Minister for Local Self-Government MB Rajesh, who oversaw the initiative, said the mission represented "the spirit of decentralised governance that Kerala is known for.” "Every family had a unique plan, created with their participation.
This wasn’t a top-down scheme but a community-driven process where local bodies, NGOs, and citizens collaborated to lift our most marginalised neighbours”, Rajesh said. He dismissed criticism that the declaration was rushed or overstated. "We have never claimed to have eradicated poverty in general - only extreme poverty,” Rajesh clarified. "The documentation, the definitions, and the process are transparent and available in the public domain. Those who question it perhaps haven’t looked at the evidence”, the minister said.
Critics, however, have questioned both the methodology and the symbolism of the declaration. A group of economists and social thinkers, including RVG Menon, MA Oommen, and KP Kannan said the claim requires further scrutiny and independent verification.

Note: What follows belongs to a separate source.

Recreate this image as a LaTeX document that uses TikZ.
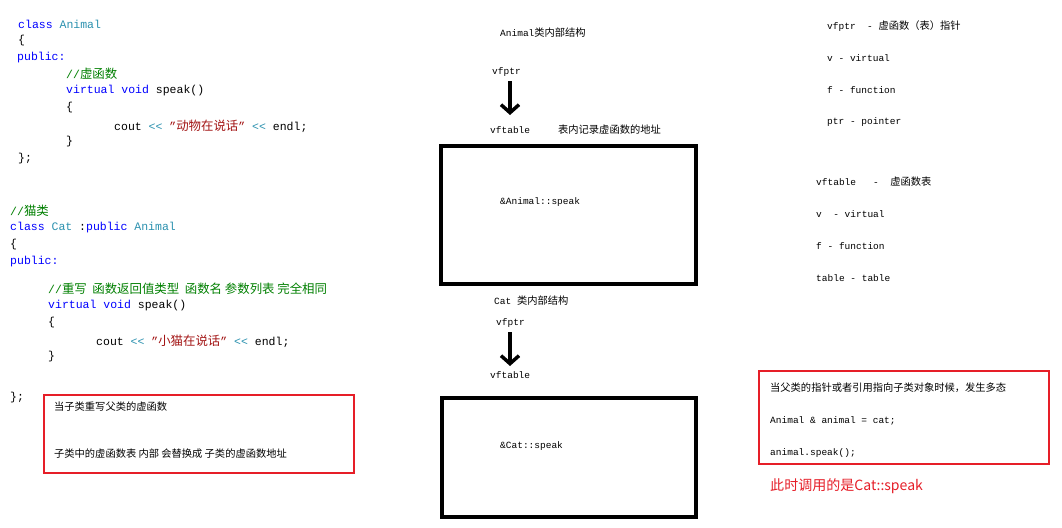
\documentclass[tikz,border=0pt]{standalone}
\usepackage{fontspec}
\setmainfont{Liberation Mono}
\newfontfamily\cj{Noto Sans CJK SC}[Scale=1.08]
\usetikzlibrary{arrows.meta}
\definecolor{kw}{RGB}{0,0,255}
\definecolor{ty}{RGB}{43,145,175}
\definecolor{cm}{RGB}{0,128,0}
\definecolor{st}{RGB}{163,21,21}
\definecolor{rb}{RGB}{230,30,40}
\newcommand{\shl}{{\color{ty}<\kern0pt<}}
\begin{document}
\begin{tikzpicture}[x=1pt,y=-1pt,
  code/.style={anchor=west,inner sep=0pt,font=\fontsize{11.5}{13}\selectfont},
  small/.style={anchor=west,inner sep=0pt,font=\fontsize{9.5}{11}\selectfont},
  bigbox/.style={draw,line width=3.5pt},
  redbox/.style={draw=rb,line width=1.8pt},
  barrow/.style={line width=3.5pt,-{Straight Barb[length=8pt,width=18pt,line width=3.5pt]}}]
\useasboundingbox[fill=white] (0,0) rectangle (1062,527);
% left code
\node[code] (c1) at (18,24) {\color{kw}class \color{ty}Animal};
\node[code] (c2) at (18,41) {\{};
\node[code] (c3) at (17,58) {\color{kw}public:};
\node[code] (c4) at (66,74) {\color{cm}//{\cj 虚函数}};
\node[code] (c5) at (66,91) {\color{kw}virtual void \color{black}speak()};
\node[code] (c6) at (66,108) {\{};
\node[code] (c7) at (114,126) {cout \shl{} {\color{st}"{\cj 动物在说话}"} \shl{} endl;};
\node[code] (c8) at (66,142) {\}};
\node[code] (c9) at (18,159) {\};};
\node[code] (d1) at (10,211) {\color{cm}//{\cj 猫类}};
\node[code] (d2) at (10,228) {\color{kw}class \color{ty}Cat \color{black}:\color{kw}public \color{ty}Animal};
\node[code] (d3) at (10,245) {\{};
\node[code] (d4) at (10,262) {\color{kw}public:};
\node[code] (d5) at (48,289) {\color{cm}//{\cj 重写\ \ 函数返回值类型\ \ 函数名 参数列表 完全相同}};
\node[code] (d6) at (48,306) {\color{kw}virtual void \color{black}speak()};
\node[code] (d7) at (48,323) {\{};
\node[code] (d8) at (96,341) {cout \shl{} {\color{st}"{\cj 小猫在说话}"} \shl{} endl;};
\node[code] (d9) at (48,357) {\}};
\node[code] (d10) at (10,398) {\};};
\draw[redbox] (44,395) rectangle (354,473);
\node[small] (r1) at (54,407) {\cj 当子类重写父类的虚函数};
\node[small] (r2) at (54,454) {\cj 子类中的虚函数表 内部 会替换成 子类的虚函数地址};
% middle
\node[small] (m1) at (500,33) {Animal{\cj 类内部结构}};
\node[small] (vp1) at (492,72) {vfptr};
\node[small] (vt1) at (490,130) {vftable};
\node[small] (m2) at (558,130) {\cj 表内记录虚函数的地址};
\draw[barrow] (510,81) -- (510,115);
\draw[bigbox] (441,146) rectangle (696,284);
\node[small] (a1) at (500,202) {\&Animal::speak};
\node[small] (m3) at (494,301) {Cat {\cj 类内部结构}};
\node[small] (vp2) at (496,323) {vfptr};
\draw[barrow] (510,332) -- (510,366);
\node[small] (vt2) at (490,375) {vftable};
\draw[bigbox] (442,398) rectangle (696,517);
\node[small] (a2) at (500,446) {\&Cat::speak};
% right
\node[small] (e1) at (827,26) {vfptr\ \ - {\cj 虚函数（表）指针}};
\node[small] (e2) at (827,58) {v - virtual};
\node[small] (e3) at (827,90) {f - function};
\node[small] (e4) at (827,122) {ptr - pointer};
\node[small] (f1) at (816,182) {vftable\ \ \ -\ \ {\cj 虚函数表}};
\node[small] (f2) at (816,214) {v\ \ - virtual};
\node[small] (f3) at (816,246) {f - function};
\node[small] (f4) at (816,278) {table - table};
\draw[redbox] (759,371) rectangle (1049,464);
\node[small] (g1) at (770,388) {\cj 当父类的指针或者引用指向子类对象时候，发生多态};
\node[small] (g2) at (770,421) {Animal \& animal = cat;};
\node[small] (g3) at (770,453) {animal.speak();};
\node[anchor=west,inner sep=0pt,text=rb,font=\cj\fontsize{13}{15}\selectfont] (g4) at (770,486) {此时调用的是Cat::speak};
\end{tikzpicture}
\end{document}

Supporters of the initiative see it as the culmination of Kerala’s long social reform tradition. Economist and former finance minister Dr TM Thomas Isaac noted that the current achievement rests on decades of structural change. "In 1973, 60 per cent of Kerala’s population lived in poverty,” Isaac said.
"Land reforms, the rise of organised labour, and the decentralisation movement of the 1990s transformed the economic landscape. By 2023, poverty had fallen to 0.5 per cent. What remained was a small, hard-to-reach segment - the invisible poor - and this programme addressed exactly that”, he said.
The project, implemented with a budget exceeding ₹1,000 crore, was not merely a welfare drive. It represented an attempt to make rights to food, shelter, health, and dignity tangible for those left behind. Families were geo-tagged to enable continuous monitoring, and the state plans to maintain periodic reviews to prevent any relapse into destitution.